YOUR INSTRUCTIONS:
Copy the data precisely, character for character, and leave out every picture.

DATA:

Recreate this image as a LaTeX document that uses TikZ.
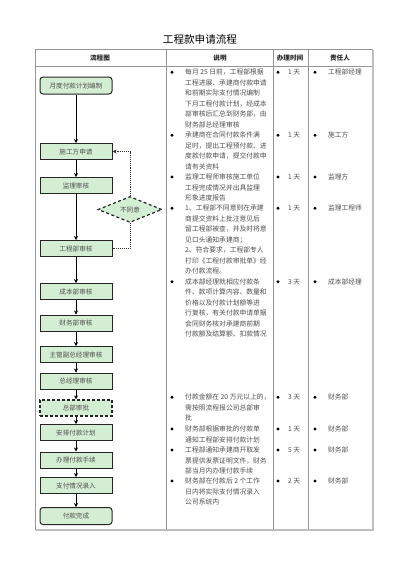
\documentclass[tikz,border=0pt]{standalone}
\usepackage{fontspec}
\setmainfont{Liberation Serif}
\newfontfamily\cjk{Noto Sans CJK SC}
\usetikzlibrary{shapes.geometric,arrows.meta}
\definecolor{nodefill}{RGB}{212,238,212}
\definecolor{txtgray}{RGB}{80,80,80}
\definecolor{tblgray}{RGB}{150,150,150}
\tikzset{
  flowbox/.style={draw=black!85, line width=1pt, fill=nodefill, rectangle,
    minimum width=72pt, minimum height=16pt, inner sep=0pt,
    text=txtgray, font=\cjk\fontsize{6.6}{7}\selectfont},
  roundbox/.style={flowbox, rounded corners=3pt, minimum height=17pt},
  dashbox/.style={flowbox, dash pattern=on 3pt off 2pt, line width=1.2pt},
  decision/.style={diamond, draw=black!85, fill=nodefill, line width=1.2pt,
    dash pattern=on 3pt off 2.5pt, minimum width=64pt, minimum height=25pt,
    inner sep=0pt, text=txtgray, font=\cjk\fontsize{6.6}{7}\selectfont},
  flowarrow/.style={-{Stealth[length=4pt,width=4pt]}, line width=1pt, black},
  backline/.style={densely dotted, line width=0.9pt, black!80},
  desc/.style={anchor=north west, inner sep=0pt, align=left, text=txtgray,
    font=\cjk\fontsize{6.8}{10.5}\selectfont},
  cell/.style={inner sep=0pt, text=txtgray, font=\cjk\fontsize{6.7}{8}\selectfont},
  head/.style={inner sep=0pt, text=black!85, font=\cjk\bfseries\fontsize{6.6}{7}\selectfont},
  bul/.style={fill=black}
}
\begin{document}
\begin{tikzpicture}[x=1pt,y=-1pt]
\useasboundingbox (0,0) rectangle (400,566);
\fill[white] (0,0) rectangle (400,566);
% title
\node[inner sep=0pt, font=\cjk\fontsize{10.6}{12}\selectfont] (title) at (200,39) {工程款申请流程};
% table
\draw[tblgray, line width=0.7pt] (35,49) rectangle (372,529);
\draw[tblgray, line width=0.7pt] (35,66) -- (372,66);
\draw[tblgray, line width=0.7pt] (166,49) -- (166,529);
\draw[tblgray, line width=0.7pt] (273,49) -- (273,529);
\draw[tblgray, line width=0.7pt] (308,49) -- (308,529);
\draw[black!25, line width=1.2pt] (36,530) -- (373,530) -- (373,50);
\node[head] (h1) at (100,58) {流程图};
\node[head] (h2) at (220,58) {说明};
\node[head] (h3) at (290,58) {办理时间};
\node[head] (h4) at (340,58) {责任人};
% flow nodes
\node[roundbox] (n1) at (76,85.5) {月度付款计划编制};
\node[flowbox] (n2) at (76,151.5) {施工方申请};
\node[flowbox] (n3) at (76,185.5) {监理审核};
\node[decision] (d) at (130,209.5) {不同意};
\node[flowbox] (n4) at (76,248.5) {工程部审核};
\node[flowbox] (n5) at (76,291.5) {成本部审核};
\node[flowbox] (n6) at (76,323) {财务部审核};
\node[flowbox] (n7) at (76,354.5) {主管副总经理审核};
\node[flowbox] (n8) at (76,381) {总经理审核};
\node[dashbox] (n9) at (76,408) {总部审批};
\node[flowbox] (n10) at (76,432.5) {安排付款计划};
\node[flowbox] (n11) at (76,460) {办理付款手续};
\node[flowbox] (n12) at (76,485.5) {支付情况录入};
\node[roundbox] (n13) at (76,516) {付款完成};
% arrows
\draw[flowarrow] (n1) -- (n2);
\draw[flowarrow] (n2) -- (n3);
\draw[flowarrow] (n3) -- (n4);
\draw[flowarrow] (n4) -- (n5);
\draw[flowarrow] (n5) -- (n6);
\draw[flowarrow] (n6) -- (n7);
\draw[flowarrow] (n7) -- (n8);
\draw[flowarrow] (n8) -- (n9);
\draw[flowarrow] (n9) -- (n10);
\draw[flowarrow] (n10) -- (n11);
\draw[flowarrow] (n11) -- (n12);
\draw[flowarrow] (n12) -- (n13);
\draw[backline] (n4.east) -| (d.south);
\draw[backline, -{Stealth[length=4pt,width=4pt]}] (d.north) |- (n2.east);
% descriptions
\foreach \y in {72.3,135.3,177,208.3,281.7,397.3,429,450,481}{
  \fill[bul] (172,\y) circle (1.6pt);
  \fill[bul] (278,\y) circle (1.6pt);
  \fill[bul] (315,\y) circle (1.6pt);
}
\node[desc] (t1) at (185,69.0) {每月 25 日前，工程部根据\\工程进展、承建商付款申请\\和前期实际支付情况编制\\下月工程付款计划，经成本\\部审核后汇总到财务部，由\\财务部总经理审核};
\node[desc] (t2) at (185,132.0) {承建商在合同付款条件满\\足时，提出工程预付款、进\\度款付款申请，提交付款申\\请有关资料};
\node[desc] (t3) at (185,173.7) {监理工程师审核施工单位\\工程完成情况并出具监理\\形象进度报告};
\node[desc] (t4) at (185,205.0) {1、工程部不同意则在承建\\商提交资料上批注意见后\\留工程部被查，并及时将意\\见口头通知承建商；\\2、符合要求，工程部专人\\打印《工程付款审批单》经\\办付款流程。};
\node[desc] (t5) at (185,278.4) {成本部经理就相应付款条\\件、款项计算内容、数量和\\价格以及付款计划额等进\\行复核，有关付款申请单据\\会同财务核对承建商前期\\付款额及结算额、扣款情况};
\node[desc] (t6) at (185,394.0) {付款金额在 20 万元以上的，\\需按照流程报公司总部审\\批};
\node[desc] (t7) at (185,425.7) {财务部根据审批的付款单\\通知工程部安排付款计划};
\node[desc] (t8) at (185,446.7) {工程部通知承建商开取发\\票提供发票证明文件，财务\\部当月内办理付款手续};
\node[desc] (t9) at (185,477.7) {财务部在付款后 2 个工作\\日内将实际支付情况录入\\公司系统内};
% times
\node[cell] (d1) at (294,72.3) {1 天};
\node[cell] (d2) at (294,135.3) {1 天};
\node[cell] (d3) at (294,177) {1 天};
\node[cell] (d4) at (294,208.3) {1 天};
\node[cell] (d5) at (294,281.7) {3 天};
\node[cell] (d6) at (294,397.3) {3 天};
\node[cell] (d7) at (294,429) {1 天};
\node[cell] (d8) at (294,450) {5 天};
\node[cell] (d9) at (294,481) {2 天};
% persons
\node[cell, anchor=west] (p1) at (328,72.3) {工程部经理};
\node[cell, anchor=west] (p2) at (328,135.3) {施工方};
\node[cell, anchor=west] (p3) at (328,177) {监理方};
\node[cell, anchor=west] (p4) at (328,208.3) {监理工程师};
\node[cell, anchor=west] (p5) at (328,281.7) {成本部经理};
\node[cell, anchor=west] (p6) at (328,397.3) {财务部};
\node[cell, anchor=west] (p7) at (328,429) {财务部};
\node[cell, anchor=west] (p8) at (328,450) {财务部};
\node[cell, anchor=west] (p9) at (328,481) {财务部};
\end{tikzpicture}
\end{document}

WRITTEN RESPONSE:
Recreate this image as a LaTeX document that uses TikZ.
\documentclass[tikz,border=0pt]{standalone}
\usepackage{fontspec}
\setmainfont{Liberation Serif}
\newfontfamily\cjk{Noto Sans CJK SC}
\usetikzlibrary{shapes.geometric,arrows.meta}
\definecolor{nodefill}{RGB}{212,238,212}
\definecolor{txtgray}{RGB}{80,80,80}
\definecolor{tblgray}{RGB}{150,150,150}
\tikzset{
  flowbox/.style={draw=black!85, line width=1pt, fill=nodefill, rectangle,
    minimum width=72pt, minimum height=16pt, inner sep=0pt,
    text=txtgray, font=\cjk\fontsize{6.6}{7}\selectfont},
  roundbox/.style={flowbox, rounded corners=3pt, minimum height=17pt},
  dashbox/.style={flowbox, dash pattern=on 3pt off 2pt, line width=1.2pt},
  decision/.style={diamond, draw=black!85, fill=nodefill, line width=1.2pt,
    dash pattern=on 3pt off 2.5pt, minimum width=64pt, minimum height=25pt,
    inner sep=0pt, text=txtgray, font=\cjk\fontsize{6.6}{7}\selectfont},
  flowarrow/.style={-{Stealth[length=4pt,width=4pt]}, line width=1pt, black},
  backline/.style={densely dotted, line width=0.9pt, black!80},
  desc/.style={anchor=north west, inner sep=0pt, align=left, text=txtgray,
    font=\cjk\fontsize{6.8}{10.5}\selectfont},
  cell/.style={inner sep=0pt, text=txtgray, font=\cjk\fontsize{6.7}{8}\selectfont},
  head/.style={inner sep=0pt, text=black!85, font=\cjk\bfseries\fontsize{6.6}{7}\selectfont},
  bul/.style={fill=black}
}
\begin{document}
\begin{tikzpicture}[x=1pt,y=-1pt]
\useasboundingbox (0,0) rectangle (400,566);
\fill[white] (0,0) rectangle (400,566);
% title
\node[inner sep=0pt, font=\cjk\fontsize{10.6}{12}\selectfont] (title) at (200,39) {工程款申请流程};
% table
\draw[tblgray, line width=0.7pt] (35,49) rectangle (372,529);
\draw[tblgray, line width=0.7pt] (35,66) -- (372,66);
\draw[tblgray, line width=0.7pt] (166,49) -- (166,529);
\draw[tblgray, line width=0.7pt] (273,49) -- (273,529);
\draw[tblgray, line width=0.7pt] (308,49) -- (308,529);
\draw[black!25, line width=1.2pt] (36,530) -- (373,530) -- (373,50);
\node[head] (h1) at (100,58) {流程图};
\node[head] (h2) at (220,58) {说明};
\node[head] (h3) at (290,58) {办理时间};
\node[head] (h4) at (340,58) {责任人};
% flow nodes
\node[roundbox] (n1) at (76,85.5) {月度付款计划编制};
\node[flowbox] (n2) at (76,151.5) {施工方申请};
\node[flowbox] (n3) at (76,185.5) {监理审核};
\node[decision] (d) at (130,209.5) {不同意};
\node[flowbox] (n4) at (76,248.5) {工程部审核};
\node[flowbox] (n5) at (76,291.5) {成本部审核};
\node[flowbox] (n6) at (76,323) {财务部审核};
\node[flowbox] (n7) at (76,354.5) {主管副总经理审核};
\node[flowbox] (n8) at (76,381) {总经理审核};
\node[dashbox] (n9) at (76,408) {总部审批};
\node[flowbox] (n10) at (76,432.5) {安排付款计划};
\node[flowbox] (n11) at (76,460) {办理付款手续};
\node[flowbox] (n12) at (76,485.5) {支付情况录入};
\node[roundbox] (n13) at (76,516) {付款完成};
% arrows
\draw[flowarrow] (n1) -- (n2);
\draw[flowarrow] (n2) -- (n3);
\draw[flowarrow] (n3) -- (n4);
\draw[flowarrow] (n4) -- (n5);
\draw[flowarrow] (n5) -- (n6);
\draw[flowarrow] (n6) -- (n7);
\draw[flowarrow] (n7) -- (n8);
\draw[flowarrow] (n8) -- (n9);
\draw[flowarrow] (n9) -- (n10);
\draw[flowarrow] (n10) -- (n11);
\draw[flowarrow] (n11) -- (n12);
\draw[flowarrow] (n12) -- (n13);
\draw[backline] (n4.east) -| (d.south);
\draw[backline, -{Stealth[length=4pt,width=4pt]}] (d.north) |- (n2.east);
% descriptions
\foreach \y in {72.3,135.3,177,208.3,281.7,397.3,429,450,481}{
  \fill[bul] (172,\y) circle (1.6pt);
  \fill[bul] (278,\y) circle (1.6pt);
  \fill[bul] (315,\y) circle (1.6pt);
}
\node[desc] (t1) at (185,69.0) {每月 25 日前，工程部根据\\工程进展、承建商付款申请\\和前期实际支付情况编制\\下月工程付款计划，经成本\\部审核后汇总到财务部，由\\财务部总经理审核};
\node[desc] (t2) at (185,132.0) {承建商在合同付款条件满\\足时，提出工程预付款、进\\度款付款申请，提交付款申\\请有关资料};
\node[desc] (t3) at (185,173.7) {监理工程师审核施工单位\\工程完成情况并出具监理\\形象进度报告};
\node[desc] (t4) at (185,205.0) {1、工程部不同意则在承建\\商提交资料上批注意见后\\留工程部被查，并及时将意\\见口头通知承建商；\\2、符合要求，工程部专人\\打印《工程付款审批单》经\\办付款流程。};
\node[desc] (t5) at (185,278.4) {成本部经理就相应付款条\\件、款项计算内容、数量和\\价格以及付款计划额等进\\行复核，有关付款申请单据\\会同财务核对承建商前期\\付款额及结算额、扣款情况};
\node[desc] (t6) at (185,394.0) {付款金额在 20 万元以上的，\\需按照流程报公司总部审\\批};
\node[desc] (t7) at (185,425.7) {财务部根据审批的付款单\\通知工程部安排付款计划};
\node[desc] (t8) at (185,446.7) {工程部通知承建商开取发\\票提供发票证明文件，财务\\部当月内办理付款手续};
\node[desc] (t9) at (185,477.7) {财务部在付款后 2 个工作\\日内将实际支付情况录入\\公司系统内};
% times
\node[cell] (d1) at (294,72.3) {1 天};
\node[cell] (d2) at (294,135.3) {1 天};
\node[cell] (d3) at (294,177) {1 天};
\node[cell] (d4) at (294,208.3) {1 天};
\node[cell] (d5) at (294,281.7) {3 天};
\node[cell] (d6) at (294,397.3) {3 天};
\node[cell] (d7) at (294,429) {1 天};
\node[cell] (d8) at (294,450) {5 天};
\node[cell] (d9) at (294,481) {2 天};
% persons
\node[cell, anchor=west] (p1) at (328,72.3) {工程部经理};
\node[cell, anchor=west] (p2) at (328,135.3) {施工方};
\node[cell, anchor=west] (p3) at (328,177) {监理方};
\node[cell, anchor=west] (p4) at (328,208.3) {监理工程师};
\node[cell, anchor=west] (p5) at (328,281.7) {成本部经理};
\node[cell, anchor=west] (p6) at (328,397.3) {财务部};
\node[cell, anchor=west] (p7) at (328,429) {财务部};
\node[cell, anchor=west] (p8) at (328,450) {财务部};
\node[cell, anchor=west] (p9) at (328,481) {财务部};
\end{tikzpicture}
\end{document}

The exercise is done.